Objective:
Pictures do not belong in the copy, so please give every entry below again exactly.

Supplied material:
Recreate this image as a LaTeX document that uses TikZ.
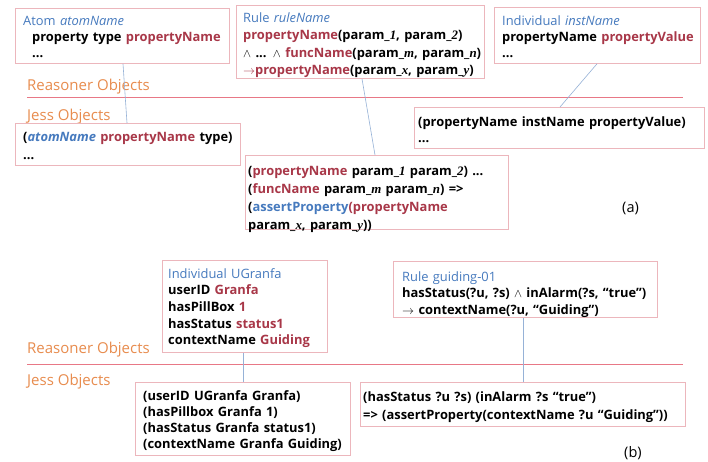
\documentclass[tikz,border=0pt]{standalone}
\usepackage{fontspec}
\setmainfont{Open Sans}
\newfontfamily\sit{Liberation Serif}
\definecolor{hblue}{RGB}{70,122,190}
\definecolor{dred}{RGB}{168,55,72}
\definecolor{lorange}{RGB}{232,140,78}
\definecolor{boxc}{RGB}{236,182,188}
\definecolor{sepc}{RGB}{232,120,134}
\definecolor{connc}{RGB}{150,178,215}
\newcommand{\pit}[1]{{\sit\itshape #1}}
\begin{document}
\begin{tikzpicture}[x=1pt,y=-1pt,
  box/.style={draw=boxc,line width=0.8pt,anchor=north west,inner sep=0pt},
  txt/.style={anchor=base west,inner sep=0pt,text width=330pt,align=left,font=\fontsize{12.9}{#1}\selectfont\bfseries},
  lbl/.style={anchor=base west,inner sep=0pt,font=\fontsize{15}{17}\selectfont,text=lorange},
  tag/.style={anchor=base west,inner sep=0pt,font=\fontsize{14.5}{17}\selectfont},
  sep/.style={draw=sepc,line width=1.2pt},
  conn/.style={draw=connc,line width=0.6pt}]
\useasboundingbox[fill=white] (0,0) rectangle (708,461);

% ---------------- (a) ----------------
\node[box,minimum width=214pt,minimum height=55pt] (atom) at (15,8) {};
\node[txt=16pt] (atomt) at (23,25) {\textcolor{hblue}{\mdseries Atom \textit{atomName}}\\
\hspace*{9pt}property type \textcolor{dred}{propertyName}\\
\hspace*{9pt}...};

\node[box,minimum width=248pt,minimum height=73pt] (rule) at (236,5) {};
\node[txt=17.5pt] (rulet) at (243,22) {\textcolor{hblue}{\mdseries Rule \textit{ruleName}}\\
\textcolor{dred}{propertyName}(param\_\pit{1}, param\_\pit{2})\\
$\wedge$ ... $\wedge$ \textcolor{dred}{funcName}(param\_\pit{m}, param\_\pit{n})\\
\textcolor{dred}{$\rightarrow$propertyName}(param\_\pit{x}, param\_\pit{y})};

\node[box,minimum width=206pt,minimum height=56pt] (ind) at (494,7) {};
\node[txt=16pt] (indt) at (502,25) {\textcolor{hblue}{\mdseries Individual \textit{instName}}\\
propertyName \textcolor{dred}{propertyValue}\\
...};

\node[lbl] (reasa) at (27,90) {Reasoner Objects};
\draw[sep] (27,97.5) -- (683,97.5);
\node[lbl] (jessa) at (27,120) {Jess Objects};

\node[box,minimum width=225pt,minimum height=42pt] (atomj) at (15,123) {};
\node[txt=18pt] (atomjt) at (23,141) {(\textcolor{hblue}{\textit{atomName}} \textcolor{dred}{propertyName} type)\\
...};

\node[box,minimum width=290pt,minimum height=41pt] (indj) at (414,107) {};
\node[txt=16pt] (indjt) at (418,126) {(propertyName instName propertyValue)\\
...};

\node[box,minimum width=263pt,minimum height=74pt] (rulej) at (245,155) {};
\node[txt=18pt] (rulejt) at (248,175) {(\textcolor{dred}{propertyName} param\_\pit{1} param\_\pit{2}) ...\\
(\textcolor{dred}{funcName} param\_\pit{m} param\_\pit{n}) =>\\
(\textcolor{hblue}{assertProperty}\textcolor{dred}{(propertyName}\\
param\_\pit{x}, param\_\pit{y}))};

\node[tag] (taga) at (622,212) {(a)};

\draw[conn] ([xshift=108pt]atom.south west) -- ([xshift=112pt]atomj.north west);
\draw[conn] ([xshift=126pt]rule.south west) -- ([xshift=130pt]rulej.north west);
\draw[conn] ([xshift=103pt]ind.south west) -- ([xshift=146pt]indj.north west);

% ---------------- (b) ----------------
\node[box,minimum width=165pt,minimum height=92pt] (indb) at (162,260) {};
\node[txt=16.7pt] (indbt) at (168,278) {\textcolor{hblue}{\mdseries Individual UGranfa}\\
userID \textcolor{dred}{Granfa}\\
hasPillBox \textcolor{dred}{1}\\
hasStatus \textcolor{dred}{status1}\\
contextName \textcolor{dred}{Guiding}};

\node[box,minimum width=264pt,minimum height=56pt] (ruleb) at (393,261) {};
\node[txt=16.5pt] (rulebt) at (402,281) {\textcolor{hblue}{\mdseries Rule guiding-01}\\
hasStatus(?u, ?s) $\wedge$ inAlarm(?s, “true”)\\
$\rightarrow$ contextName(?u, “Guiding”)};

\node[lbl] (reasb) at (27,353) {Reasoner Objects};
\draw[sep] (27,364.5) -- (683,364.5);
\node[lbl] (jessb) at (27,385) {Jess Objects};

\node[box,minimum width=215pt,minimum height=73pt] (indbj) at (135,382) {};
\node[txt=16pt] (indbjt) at (143,400) {(userID UGranfa Granfa)\\
(hasPillbox Granfa 1)\\
(hasStatus Granfa status1)\\
(contextName Granfa Guiding)};

\node[box,minimum width=325pt,minimum height=44pt] (rulebj) at (360,382) {};
\node[txt=18pt] (rulebjt) at (363,401) {(hasStatus ?u ?s) (inAlarm ?s “true”)\\
=> (assertProperty(contextName ?u “Guiding”))};

\node[tag] (tagb) at (624,457) {(b)};

\draw[conn] ([xshift=81pt]indb.south west) -- ([xshift=108pt]indbj.north west);
\draw[conn] ([xshift=130pt]ruleb.south west) -- ([xshift=163pt]rulebj.north west);
\end{tikzpicture}
\end{document}
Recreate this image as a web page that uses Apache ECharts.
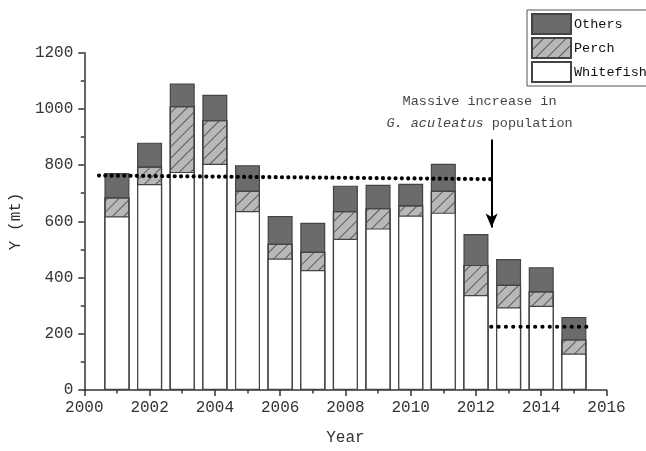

Solution for this task:
Recreate this image as a LaTeX document that uses TikZ.
\documentclass[tikz,border=0pt]{standalone}
\usepackage{fontspec}
\setmainfont{Open Sans}
\newfontfamily\sit{Liberation Serif}
\definecolor{hblue}{RGB}{70,122,190}
\definecolor{dred}{RGB}{168,55,72}
\definecolor{lorange}{RGB}{232,140,78}
\definecolor{boxc}{RGB}{236,182,188}
\definecolor{sepc}{RGB}{232,120,134}
\definecolor{connc}{RGB}{150,178,215}
\newcommand{\pit}[1]{{\sit\itshape #1}}
\begin{document}
\begin{tikzpicture}[x=1pt,y=-1pt,
  box/.style={draw=boxc,line width=0.8pt,anchor=north west,inner sep=0pt},
  txt/.style={anchor=base west,inner sep=0pt,text width=330pt,align=left,font=\fontsize{12.9}{#1}\selectfont\bfseries},
  lbl/.style={anchor=base west,inner sep=0pt,font=\fontsize{15}{17}\selectfont,text=lorange},
  tag/.style={anchor=base west,inner sep=0pt,font=\fontsize{14.5}{17}\selectfont},
  sep/.style={draw=sepc,line width=1.2pt},
  conn/.style={draw=connc,line width=0.6pt}]
\useasboundingbox[fill=white] (0,0) rectangle (708,461);

% ---------------- (a) ----------------
\node[box,minimum width=214pt,minimum height=55pt] (atom) at (15,8) {};
\node[txt=16pt] (atomt) at (23,25) {\textcolor{hblue}{\mdseries Atom \textit{atomName}}\\
\hspace*{9pt}property type \textcolor{dred}{propertyName}\\
\hspace*{9pt}...};

\node[box,minimum width=248pt,minimum height=73pt] (rule) at (236,5) {};
\node[txt=17.5pt] (rulet) at (243,22) {\textcolor{hblue}{\mdseries Rule \textit{ruleName}}\\
\textcolor{dred}{propertyName}(param\_\pit{1}, param\_\pit{2})\\
$\wedge$ ... $\wedge$ \textcolor{dred}{funcName}(param\_\pit{m}, param\_\pit{n})\\
\textcolor{dred}{$\rightarrow$propertyName}(param\_\pit{x}, param\_\pit{y})};

\node[box,minimum width=206pt,minimum height=56pt] (ind) at (494,7) {};
\node[txt=16pt] (indt) at (502,25) {\textcolor{hblue}{\mdseries Individual \textit{instName}}\\
propertyName \textcolor{dred}{propertyValue}\\
...};

\node[lbl] (reasa) at (27,90) {Reasoner Objects};
\draw[sep] (27,97.5) -- (683,97.5);
\node[lbl] (jessa) at (27,120) {Jess Objects};

\node[box,minimum width=225pt,minimum height=42pt] (atomj) at (15,123) {};
\node[txt=18pt] (atomjt) at (23,141) {(\textcolor{hblue}{\textit{atomName}} \textcolor{dred}{propertyName} type)\\
...};

\node[box,minimum width=290pt,minimum height=41pt] (indj) at (414,107) {};
\node[txt=16pt] (indjt) at (418,126) {(propertyName instName propertyValue)\\
...};

\node[box,minimum width=263pt,minimum height=74pt] (rulej) at (245,155) {};
\node[txt=18pt] (rulejt) at (248,175) {(\textcolor{dred}{propertyName} param\_\pit{1} param\_\pit{2}) ...\\
(\textcolor{dred}{funcName} param\_\pit{m} param\_\pit{n}) =>\\
(\textcolor{hblue}{assertProperty}\textcolor{dred}{(propertyName}\\
param\_\pit{x}, param\_\pit{y}))};

\node[tag] (taga) at (622,212) {(a)};

\draw[conn] ([xshift=108pt]atom.south west) -- ([xshift=112pt]atomj.north west);
\draw[conn] ([xshift=126pt]rule.south west) -- ([xshift=130pt]rulej.north west);
\draw[conn] ([xshift=103pt]ind.south west) -- ([xshift=146pt]indj.north west);

% ---------------- (b) ----------------
\node[box,minimum width=165pt,minimum height=92pt] (indb) at (162,260) {};
\node[txt=16.7pt] (indbt) at (168,278) {\textcolor{hblue}{\mdseries Individual UGranfa}\\
userID \textcolor{dred}{Granfa}\\
hasPillBox \textcolor{dred}{1}\\
hasStatus \textcolor{dred}{status1}\\
contextName \textcolor{dred}{Guiding}};

\node[box,minimum width=264pt,minimum height=56pt] (ruleb) at (393,261) {};
\node[txt=16.5pt] (rulebt) at (402,281) {\textcolor{hblue}{\mdseries Rule guiding-01}\\
hasStatus(?u, ?s) $\wedge$ inAlarm(?s, “true”)\\
$\rightarrow$ contextName(?u, “Guiding”)};

\node[lbl] (reasb) at (27,353) {Reasoner Objects};
\draw[sep] (27,364.5) -- (683,364.5);
\node[lbl] (jessb) at (27,385) {Jess Objects};

\node[box,minimum width=215pt,minimum height=73pt] (indbj) at (135,382) {};
\node[txt=16pt] (indbjt) at (143,400) {(userID UGranfa Granfa)\\
(hasPillbox Granfa 1)\\
(hasStatus Granfa status1)\\
(contextName Granfa Guiding)};

\node[box,minimum width=325pt,minimum height=44pt] (rulebj) at (360,382) {};
\node[txt=18pt] (rulebjt) at (363,401) {(hasStatus ?u ?s) (inAlarm ?s “true”)\\
=> (assertProperty(contextName ?u “Guiding”))};

\node[tag] (tagb) at (624,457) {(b)};

\draw[conn] ([xshift=81pt]indb.south west) -- ([xshift=108pt]indbj.north west);
\draw[conn] ([xshift=130pt]ruleb.south west) -- ([xshift=163pt]rulebj.north west);
\end{tikzpicture}
\end{document}
Recreate this image as a web page that uses Apache ECharts.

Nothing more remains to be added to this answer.